The artists were asked about Spotify playlists, and whether they’ve ever had a song placed on one of the service’s internal playlists. Bel said yes. “Immediately I saw a bit of a spike in followers and daily listeners. If that could happen all the time, that would be awesome,” she said.

“There is a definite lack of well-curated playlists within the folk/traditional world, and in the more peripheral areas of the alternative scene. So I haven’t had that many plays,” said Lee. “But I got somehow put on to [film director] Guy Ritchie’s playlist: he’s really into his folk music. And subsequently I have become the musical advisor and singer on his next film, which is King Arthur: Legend of the Sword… It’s not had a huge amount of listens, that playlist, but it’s all about who’s listening.”

Jones asked about technologies like virtual reality. “Sitting round a campfire listening to a storyteller is really much more wonderful for me than the virtual reality world… I just like the smell of woodsmoke too much! There’s your next challenge, VR-makers,” said Lee.

Does life get easier or harder for artists from here on in?

“I’d really like to think it gets easier,” said Bel. “I can’t even say if it’s gotten easier or harder in the last five years. I’ve gone from this starry-eyed young girl thinking I’m going to be famous in two years, to okay, no this is actually the real deal. And it’s going to be years of just hard work. It’s hard doing it on your own as a DIY artist: maybe if I had a team in place it would be easier. So I’m just going to go with yes, it’s going to get easier!”
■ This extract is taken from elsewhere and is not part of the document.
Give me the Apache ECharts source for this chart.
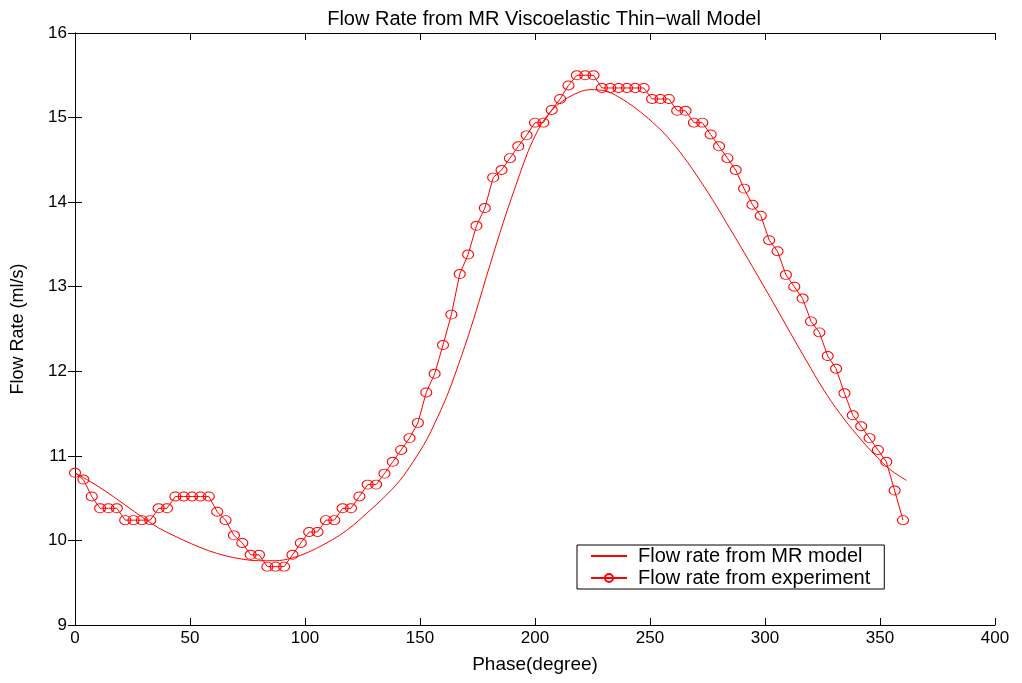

“It depends on so many things. The political climate cannot be ignored at the moment. Who knows whats’ going to happen to live music with dreaded Brexit? Arts funding has been cut dreadfully already,” said Lee.

“We live in a funding environment where it’s really looking slightly bleak in some ways for a lot of musicians… So I’m not saying I’m pessimistic, but I think what needs to be encouraged is a culture of mutual support: to educate artists into how to do the right thing. Where the hardship is is the mis-expenditure of energy in areas that won’t help your work.”

He also called for more investment in “the encouragement of people to go and see live music, and take risks on seeing artists early in their career… we really have a duty to be working down on the grassroots level as much as possible.”

Bel was asked about the role of record labels in the future. “There’s so many different versions of a record deal nowadays, and so many different alternatives to having a label… I think we’ll need them for a while,” she said. “Do I need one? Probably, just the resource they can offer. Will that change? I don’t know.”

“They will always be there,” said Lee. “I think we’re reaching a point where the change is not going to be quite as massive as it has been, perhaps. But I think the DIY cottage industry is getting easier and easier, particularly with label services… setting up a record so you’re earning as much from it as you possibly can. Record labels are diversifying in all the ways that they are a label. There’ll always be the major labels and the homegrown stuff. But what I think we’ll start to see is the independent artist realm growing and growing.”

He also called for successful artists to think more about mentoring emerging artists: “recognising where they came from, and looking to be mentors, be teachers and be supporters of those behind them. Because it’s a bleak picture without that possibility. And there are too many artists who can’t afford to make music because they haven’t had the lucky strikes at the start.”